In its effort to include as much essential intellectual property as possible in one license for the benefit of the marketplace, MPEG LA said it would continue to accept submissions of issued patents for an evaluation of their essentiality to the HEVC Standard. A press release said any party that believes it has patents that are essential to the HEVC Standard and wishes to join the HEVC Patent Portfolio License is invited to submit them for evaluation by MPEG LA’s patent evaluators. The terms and procedures governing patent submissions can be found here.
According to industry sources, unlike using H.264, there are no content-related royalties with HEVC. This will save companies like Adobe Systems, Apple, Cisco, Microsoft and others significant sums of money.
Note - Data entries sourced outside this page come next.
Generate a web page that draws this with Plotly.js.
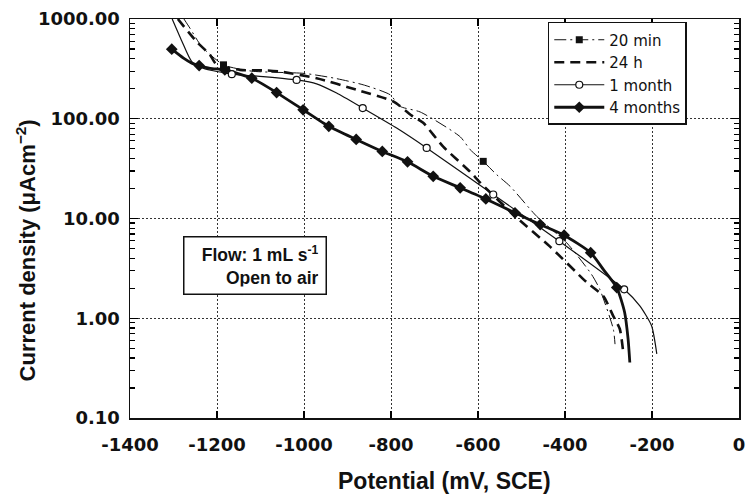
<!DOCTYPE html>
<html>
<head>
<meta charset="utf-8">
<script src="https://cdn.plot.ly/plotly-3.0.1.min.js"></script>
<style>html,body{margin:0;padding:0;background:#fff;}#chart{width:746px;height:497px;}</style>
</head>
<body>
<div id="chart"></div>
<script>
// ---- Data (potential in mV vs SCE, current density in µA/cm²) ----
// 20 min: thin dash-dot curve, filled squares
const min20X = [-1276, -1262, -1235, -1185, -1120, -1000, -930, -864, -802, -779, -733, -641, -618, -588, -557, -526, -465, -396, -339, -320, -289, -285];
const min20Y = [1000, 807, 529, 347, 300, 285, 255, 219, 174, 133, 117, 66, 49, 37.4, 27.5, 21, 10.5, 5.7, 2.75, 1.95, 0.78, 0.55];
const min20MarkX = [-1185, -588];
const min20MarkY = [347, 37.4];

// 24 h: thick dashed curve
const h24X = [-1290, -1247, -1216, -1201, -1147, -1086, -1055, -971, -879, -795, -749, -726, -680, -618, -595, -511, -435, -350, -312, -289, -274, -266];
const h24Y = [1000, 593, 437, 350, 309, 305, 297, 255, 195, 149, 105, 91, 52.5, 29.4, 22.9, 10.2, 5.25, 2.29, 1.67, 1.05, 0.78, 0.45];

// 1 month: thin solid curve, open circles
const m1X = [-1303, -1281, -1258, -1232, -1166, -1094, -1017, -971, -925, -865, -787, -718, -565, -413, -264, -228, -201, -189];
const m1Y = [1000, 603, 374, 321, 280, 265, 245, 224, 181, 128, 80.7, 51, 17.4, 5.93, 1.95, 1.33, 0.84, 0.44];
const m1MarkX = [-1166, -1017, -865, -718, -565, -413, -264];
const m1MarkY = [280, 245, 128, 51, 17.4, 5.93, 1.95];

// 4 months: thick solid curve, filled diamonds
const m4X = [-1304, -1277, -1258, -1241, -1216, -1182, -1120, -1063, -1002, -943, -880, -820, -762, -703, -641, -582, -515, -457, -402, -341, -312, -281, -263, -255, -251];
const m4Y = [498, 405, 361, 341, 320, 309, 255, 183, 123, 84, 62, 47, 37, 26.5, 20.3, 15.7, 11.4, 8.7, 6.8, 4.54, 3.09, 2.03, 1.15, 0.62, 0.36];
const m4MarkX = [-1304, -1241, -1182, -1120, -1063, -1002, -943, -880, -820, -762, -703, -641, -582, -515, -457, -402, -341, -281];
const m4MarkY = [498, 341, 309, 255, 183, 123, 84, 62, 47, 37, 26.5, 20.3, 15.7, 11.4, 8.7, 6.8, 4.54, 2.03];

const seriesNames = ['20 min', '24 h', '1 month', '4 months'];
const xTickVals = [-1400, -1200, -1000, -800, -600, -400, -200, 0];
const xTickText = ['-1400', '-1200', '-1000', '-800', '-600', '-400', '-200', '0'];
const yTickVals = [0.1, 1, 10, 100, 1000];
const yTickText = ['0.10', '1.00', '10.00', '100.00', '1000.00'];

// ---- styling ----
const INK = '#111';

const styles = [
  {line: {color: INK, width: 1, dash: '12px,4px,2px,4px'}, marker: {symbol: 'square', size: 7, color: INK}},
  {line: {color: INK, width: 2.6, dash: '10px,6px'}, marker: {symbol: 'square', size: 4, color: INK}},
  {line: {color: INK, width: 1.2}, marker: {symbol: 'circle', size: 7, color: '#fff', line: {color: INK, width: 1.2}}},
  {line: {color: INK, width: 2.8}, marker: {symbol: 'diamond', size: 9, color: INK}}
];
const curves = [[min20X, min20Y], [h24X, h24Y], [m1X, m1Y], [m4X, m4Y]];
const marks = [[min20MarkX, min20MarkY], null, [m1MarkX, m1MarkY], [m4MarkX, m4MarkY]];

const traces = [];
curves.forEach((c, i) => {
  traces.push({x: c[0], y: c[1], mode: 'lines', line: Object.assign({shape: 'spline', smoothing: 0.6}, styles[i].line),
    showlegend: false, hoverinfo: 'skip'});
});
marks.forEach((m, i) => {
  if (!m) return;
  traces.push({x: m[0], y: m[1], mode: 'markers', marker: styles[i].marker, showlegend: false});
});
// legend entries (no data of their own)
seriesNames.forEach((n, i) => {
  traces.push({x: [null], y: [null], name: n, mode: i === 1 ? 'lines' : 'lines+markers',
    line: styles[i].line, marker: styles[i].marker});
});

const tickFont = {family: 'DejaVu Sans', size: 18, color: INK, weight: 'bold'};
const layout = {
  width: 746, height: 497,
  margin: {l: 130, r: 7, t: 19, b: 79},
  paper_bgcolor: '#fff', plot_bgcolor: '#fff',
  showlegend: true,
  legend: {x: 0.686, y: 0.9925, xanchor: 'left', yanchor: 'top', bgcolor: '#fff',
    bordercolor: INK, borderwidth: 1.5, itemwidth: 50, tracegroupgap: 0,
    font: {family: 'DejaVu Sans', size: 15, color: INK}},
  xaxis: {range: [-1400, 0], tickmode: 'array', tickvals: xTickVals, ticktext: xTickText,
    tickfont: tickFont, ticks: 'inside', ticklen: 7, tickwidth: 1.2, tickcolor: '#000',
    showline: true, linecolor: INK, linewidth: 1.5, mirror: 'ticks',
    showgrid: true, gridcolor: '#333', gridwidth: 1, griddash: '2px,2px', zeroline: false,
    ticklabelstandoff: 10},
  yaxis: {type: 'log', range: [-1, 3], tickmode: 'array', tickvals: yTickVals, ticktext: yTickText,
    tickfont: tickFont, ticks: 'inside', ticklen: 8, tickwidth: 1.3, tickcolor: '#000',
    showline: true, linecolor: INK, linewidth: 1.5, mirror: 'ticks',
    showgrid: true, gridcolor: '#333', gridwidth: 1, griddash: '2px,2px', zeroline: false,
    minor: {ticks: 'inside', ticklen: 5, tickwidth: 1.2, tickcolor: '#000', dtick: 'D1', showgrid: false},
    ticklabelstandoff: 5},
  annotations: [
    {xref: 'paper', yref: 'paper', x: -0.1708, y: 0.42, xanchor: 'center', yanchor: 'middle', textangle: -90,
      showarrow: false, text: 'Current density (μAcm<sup>−2</sup>)',
      font: {family: 'Liberation Sans', size: 22, color: INK, weight: 'bold'}},
    {xref: 'paper', yref: 'paper', x: 0.517, y: -0.158, xanchor: 'center', yanchor: 'middle',
      showarrow: false, text: 'Potential (mV, SCE)',
      font: {family: 'Liberation Sans', size: 23, color: INK, weight: 'bold'}},
    {xref: 'paper', yref: 'paper', x: 0.206, y: 0.383, xanchor: 'center', yanchor: 'middle',
      showarrow: false, align: 'right', text: 'Flow: 1 mL s<sup>-1</sup><br>Open to air',
      width: 127, height: 42, borderpad: 7, bordercolor: INK, borderwidth: 1.5, bgcolor: '#fff',
      font: {family: 'Liberation Sans', size: 17.5, color: INK, weight: 'bold'}}
  ]
};

Plotly.newPlot('chart', traces, layout, {staticPlot: true, displayModeBar: false});
</script>
</body>
</html>
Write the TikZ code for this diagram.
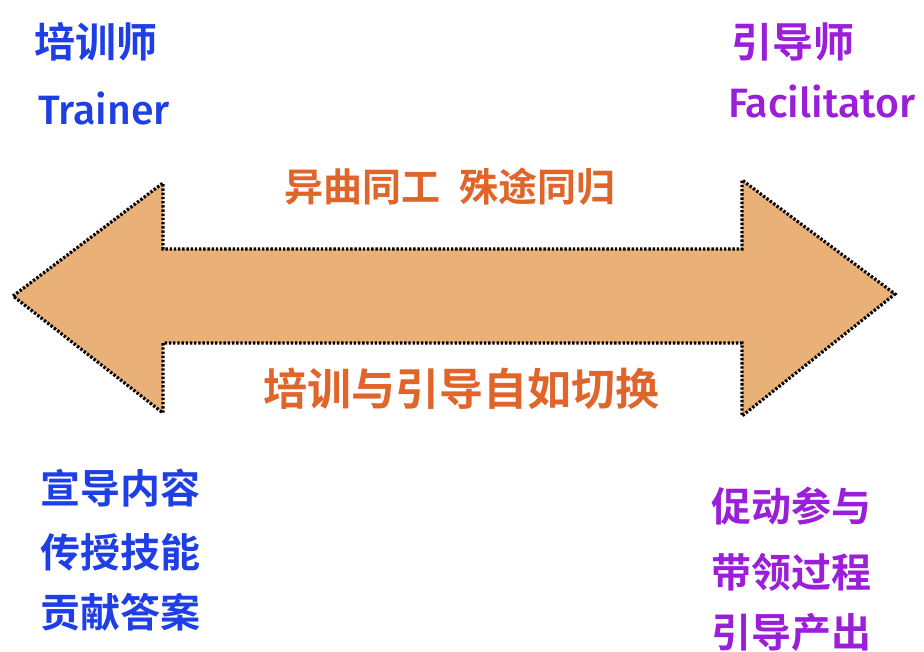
\documentclass[tikz,border=0pt]{standalone}
\usepackage{fontspec}
\newfontfamily\cjk{Noto Sans CJK SC Bold}
\newfontfamily\latin{Fira Sans}[UprightFont={* Medium}]
\definecolor{arrowfill}{HTML}{E9B077}
\definecolor{tblue}{HTML}{1E3FE6}
\definecolor{fpurple}{HTML}{9B1FD9}
\definecolor{morange}{HTML}{E0652A}
\tikzset{
  bluetxt/.style={text=tblue, inner sep=0pt},
  purptxt/.style={text=fpurple, inner sep=0pt},
  orgtxt/.style={text=morange, inner sep=0pt},
  dotborder/.style={draw=black, line width=3.2pt, line cap=butt, dash pattern=on 2.4pt off 1.8pt}
}
\begin{document}
\begin{tikzpicture}[x=1pt,y=-1pt]
\useasboundingbox (0,0) rectangle (924,651);
\fill[white] (0,0) rectangle (924,651);
% double arrow
\filldraw[fill=arrowfill, dotborder]
  (13,296) -- (163,183) -- (163,249) -- (742,249) -- (742,180) -- (895,294)
  -- (742,416) -- (742,343) -- (163,343) -- (163,413) -- cycle;
% top labels
\node[bluetxt, anchor=west, font=\cjk\fontsize{41}{43}\selectfont] (trcn) at (34,42) {培训师};
\node[bluetxt, anchor=west, font=\latin\fontsize{41}{43}\selectfont] (tren) at (38,108) {Trainer};
\node[purptxt, anchor=west, font=\cjk\fontsize{41}{43}\selectfont] (facn) at (731,42) {引导师};
\node[purptxt, anchor=west, font=\latin\fontsize{41}{43}\selectfont] (faen) at (728,101) {Facilitator};
% middle labels
\node[orgtxt, font=\cjk\fontsize{39}{41}\selectfont] (t1) at (450,187) {异曲同工\hspace{0.5em}殊途同归};
\node[orgtxt, font=\cjk\fontsize{44}{46}\selectfont] (t2) at (461,389) {培训与引导自如切换};
% bottom left
\node[bluetxt, anchor=west, font=\cjk\fontsize{40}{42}\selectfont] (l1) at (40,488) {宣导内容};
\node[bluetxt, anchor=west, font=\cjk\fontsize{40}{42}\selectfont] (l2) at (40,552) {传授技能};
\node[bluetxt, anchor=west, font=\cjk\fontsize{40}{42}\selectfont] (l3) at (40,612) {贡献答案};
% bottom right
\node[purptxt, anchor=west, font=\cjk\fontsize{40}{42}\selectfont] (r1) at (711,506) {促动参与};
\node[purptxt, anchor=west, font=\cjk\fontsize{40}{42}\selectfont] (r2) at (711,572) {带领过程};
\node[purptxt, anchor=west, font=\cjk\fontsize{40}{42}\selectfont] (r3) at (711,632) {引导产出};
\end{tikzpicture}
\end{document}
Content distributors are not mandated to sue HEVC and in fact some (Google) have stated they will instead use VP9, an open and royalty-free compression standard being developed by Google.
The full list of essential patent holders released by MPEG LA includes:
- Apple Inc.
- British Broadcasting Corporation
- Cisco Technology
- Electronics and Telecommunications Research Institute (ETRI) of Korea
- Fraunhofer-Gesellschaft zur Foerderung der angewandten Forschung e.V.
- Hitachi Maxell, Ltd.
- HUMAX Co., Ltd.
- JVC KENWOOD Corporation
- KT Corp.
- LG Electronics Inc.
- M&K Holdings Inc.
- NEC Corporation
- Nippon Hoso Kyokai
- Nippon Telegraph and Telephone Corporation
- NTT DOCOMO, Inc.
- Orange SA
- Siemens AG
- SK Telecom
- Telefonaktiebolaget LM Ericsson
- Thomson Licensing
- Vidyo, Inc.
Apparently, four companies that have signed on have asked not to be identified.